Pero “mi” lugar en
Palma es la plaza de Cort, a la que vuelvo una y otra vez. Porque esa plaza
tiene un símbolo vegetal de mallorquinidad que me fascina. Se trata de un olivo
centenario. Su rugosa corteza representa la esencia del espíritu balear,
ascético y aguerrido. Discreto y fuerte. Ver ese olivo, que más que árbol parece una tortuosa escultura, e imaginar a los
elegantes transeúntes palmesanos o a los payeses asombrados por la ciudad era
una de las razones de mi fascinación. Me decía: “pensar que tal vez los abuelos
han pasado frente a este árbol, disfrutado de su sombra…”. Eso bastaba para
hacer de él el escenario de mis fotos más queridas. Con Apolonia y Juana, mis
primas mallorquinas, con mi hija, en el último viaje o sola, siempre elegía ese
árbol para retratarme. Me sentía tan mallorquina como argenta, cobijada por sus
ramas, que habían visto desfilar a varias generaciones.
¡Menuda sorpresa me ha
deparado el destino!
Dispuesta a honrar a mi
olivo, buceé por su historia, y descubrí, con dolor, que podía aplicarle algo
que papá me leía de la pluma de Constancio C. Vigil. Aunque lo recuerdo opacado
por las brumas del tiempo, decía algo así como “los padres que no son los
padres, los hijos que no son los hijos…”. Es que ha venido a resultar que el
olivo de la Plaza de Cort no había nacido ahí, en medio de la bella Palma, sino
que era el resultado de una mudanza…
“Este singular árbol, conocido como la Olivera
de Cort, fue trasplantado en 1999 desde Pedruixella Petit (Pollensa), en la
Sierra de Tramuntana, para ser plantado en la plaza de Cort, como un símbolo de
paz y arraigo a la tierra. En su lugar original sirvió de modelo a pintores y
fotógrafos. El Olivo de Cort está ubicado en medio de la plaza del mismo
nombre, justo delante del consistorio de la capital de Mallorca.”
Me sentí descubriendo
que los Reyes Magos son los padres, adivinando la verdad del ratón Pérez o
aprendiendo que los bebés no vienen de París.
¡La Olivera de Cort
había visto la luz bajo el cielo de Pollensa! ¡Y solo tenía unos años emplazada
en ese lugar tan singular de la capital de “la isla de la calma”! ¡Ya no se puede
creer en nada! ¡Ni siquiera en la Roqueta! ¡Qué desilusión! ¡Qué desencanto!
Busqué mis fotos
favoritas. La olivera seguía en ellas. Y las sonrisas de mis primas, de mi hija
o mía estaban intactas.
Releí las palabras de
la verdad: “como un símbolo de paz y arraigo a la tierra”. Y ellas fueron la
clave para la aceptación y la esperanza.
¿Qué importaba dónde
había nacido el mentado olivo? Ahí estaba, aguerrido y de pie. Vivo. Eso bastaba.

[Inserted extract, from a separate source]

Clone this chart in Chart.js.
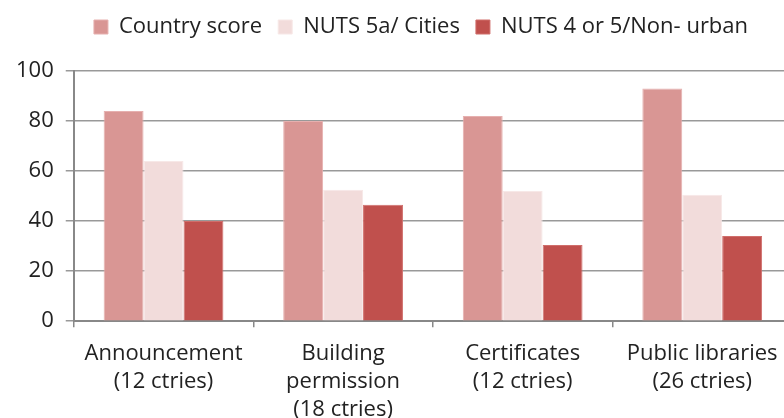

Podía seguir considerándolo bastión y refugio. Vegetal emblema de la
mallorquinidad más genuina. De Pollensa o de Palma, la bendita olivera seguiría
representando, henchida de fortaleza, lo mejor de mis raíces. Porque ahora, además
de historia, venía colmada de verdad a mi corazón, que necesita seguir creyendo
cada día, aunque ya sepa que los bebés no vienen de París y los Reyes son los
padres…
Será por eso que ya he
comenzado a imaginar mi próxima fotografía bajo el árbol centenario.
Cati
Cobas
2 comentarios:
Hola Cati, qué hermosa crónica. Me encantó. Y siento que ya es hora de que empiecen a aparecer en tomitos de papel y como colección de e-books. ¡¡¡Las caticrónicas ya cumplieron los diez años o están a punto de cumplirlos!!!ya pueden salir de casa...
Besos
Miri
Entrañable!! Qué más da de dónde fuera, tanto aquí como allá él pudo también disfrutar y dar cobijo, posar y embellecer. Bella historia como todas las tuyas. Saludos cariñosos.